Sorulan bir başka soru da şudur: bir kuramda seçilen aksiyomlardan hareketle uygulanan tümdengelimin bir çelişkiyle sonuçlanamayacağından önceden emin olunabilir mi? Yanıt olumluysa, kuram tutarlıdır. Bir aksiyomlar sistemi göz önüne alındığında, bu sistemin tutarlı bir kuram sağladığı kanıtlanmalıdır. Ne var ki bu kanıtlama için hangi kuramdan yararlanmak gerekir? Yanıt şaşırtıcıdır. Ünlü 'Gödel Teoremi'ne (1931) göre aritmetiğin tutarlılığı aynı kuramda kanıtlanamaz; bunun için daha güçlü bir kuram gerekir.
Yalancı paradoksu veya otoreferans Antikçağ'dan beri bilinen bu paradoksun ilk ifadesi şu şekilde yapılmıştır: bütün Giritliler yalancıdır; Epimenides de Giritlidir; 'ben yalan söylüyorum' diyor. Epimenides doğruyu söylüyor mu? Hayır, çünkü Giritli'dir; o halde yalancıdır. Ama 'yalan söylüyorum' derken yalan söylüyorsa, o zaman doğruyu söylüyor. Bu durumda çelişki kaçınılmazdır. Ortaçağ'da, Fransız filozof Jean Buridan, paradoksun daha basit bir şeklini verdi. Şu cümleyi yazalım: "Burada yazılan cümle yanlıştır." Bu cümle doğru mudur? Yanlış olması koşuluyla, evet! Ancak o halde doğruluk sorusuna engel var demektir.
Bu paradoks, günümüzde 'otoreferans' denen problemi ortaya koydu. Jean Buridan'ın cümlesi kendisi hakkında bir yargı belirtiyor.
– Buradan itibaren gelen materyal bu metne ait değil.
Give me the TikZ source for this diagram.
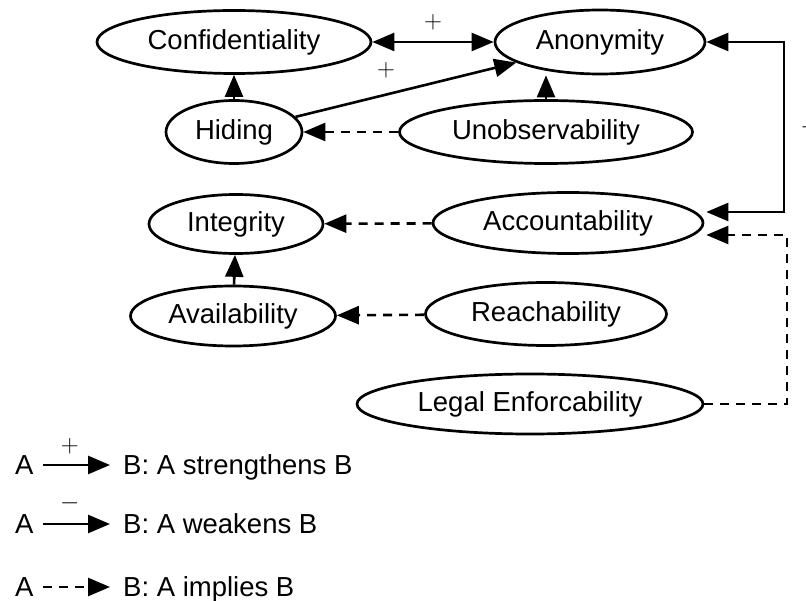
\documentclass[tikz,border=0pt]{standalone}
\usepackage{fontspec}
\setmainfont{Liberation Sans}
\usetikzlibrary{arrows.meta,shapes.geometric}
\begin{document}
\begin{tikzpicture}[x=1pt,y=-1pt,
  prop/.style={ellipse,draw,line width=2.7pt,inner sep=0pt,
    font=\fontsize{27.5}{32}\selectfont},
  link/.style={line width=2.6pt,-{Triangle[length=22pt,width=18pt]}},
  both/.style={line width=2.6pt,
    {Triangle[length=22pt,width=18pt]}-{Triangle[length=22pt,width=18pt]}},
  implies/.style={link,dash pattern=on 9pt off 7pt},
  sign/.style={font=\fontsize{24}{28}\selectfont,inner sep=0pt},
  legtext/.style={font=\fontsize{27.5}{32}\selectfont,inner sep=0pt,anchor=base west}]
\useasboundingbox (0,0) rectangle (806,601);

% security properties
\node[prop,minimum width=274pt,minimum height=63pt] (conf)  at (234,42)  {Confidentiality};
\node[prop,minimum width=210pt,minimum height=64pt] (anon)  at (600,42)  {Anonymity};
\node[prop,minimum width=136pt,minimum height=63pt] (hid)   at (234,132) {Hiding};
\node[prop,minimum width=293pt,minimum height=63pt] (unobs) at (546,132) {Unobservability};
\node[prop,minimum width=174pt,minimum height=59pt] (integ) at (236,224) {Integrity};
\node[prop,minimum width=270pt,minimum height=61pt] (acc)   at (568,223) {Accountability};
\node[prop,minimum width=205pt,minimum height=60pt] (avail) at (233,316) {Availability};
\node[prop,minimum width=241pt,minimum height=63pt] (reach) at (546,314) {Reachability};
\node[prop,minimum width=346pt,minimum height=60pt] (legal) at (530,404) {Legal Enforcability};

% routing columns on the right
\coordinate (rt)  at (784,0);
\coordinate (rt2) at (787,0);

% relations
\draw[both] (conf) -- node[sign,above=11pt] {$+$} (anon);
\draw[link] (hid) -- node[sign,pos=0.41,above=15pt] {$+$} (anon);
\draw[link] (hid) -- (conf);
\draw[link] (unobs.north) -- (unobs.north |- anon.south);
\draw[implies] (unobs) -- (hid);
\draw[implies] (acc) -- (integ);
\draw[link] (avail) -- (integ);
\draw[implies] (reach) -- (avail);
\draw[both] (anon.east) -- (anon.east -| rt)
  |- node[sign,pos=0.25,right=15pt] {$-$} ([shift={(2pt,11pt)}]acc.east);
\draw[implies] (legal.east) -- (legal.east -| rt2) |- ([shift={(2pt,-12pt)}]acc.east);

% legend
\node[legtext] (la1) at (15,475) {A};
\node[legtext] (lb1) at (123,475) {B: A strengthens B};
\coordinate (l1s) at (43,465);
\coordinate (l1e) at (110,465);
\draw[link] (l1s) -- node[sign,pos=0.4,above=10pt] {$+$} (l1e);

\node[legtext] (la2) at (15,533) {A};
\node[legtext] (lb2) at (123,533) {B: A weakens B};
\coordinate (l2s) at (43,524);
\coordinate (l2e) at (110,524);
\draw[link] (l2s) -- node[sign,pos=0.4,above=11pt] {$-$} (l2e);

\node[legtext] (la3) at (15,596) {A};
\node[legtext] (lb3) at (123,596) {B: A implies B};
\coordinate (l3s) at (43,587);
\coordinate (l3e) at (110,587);
\draw[implies] (l3s) -- (l3e);
\end{tikzpicture}
\end{document}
Ama otoreferansın zorunlu olarak çelişkiye yol açtığı zannedilmesinin: 'ben' dendiğinde dilde, vardır; ama cümle kendi doğruluğu üzerinde bir yargı belirtiyorsa, çelişkiye varılabilir. Yalancı paradoksu; hem Russelş paradoksunun, hem de Gödel teoremlerinin temelini oluşturur.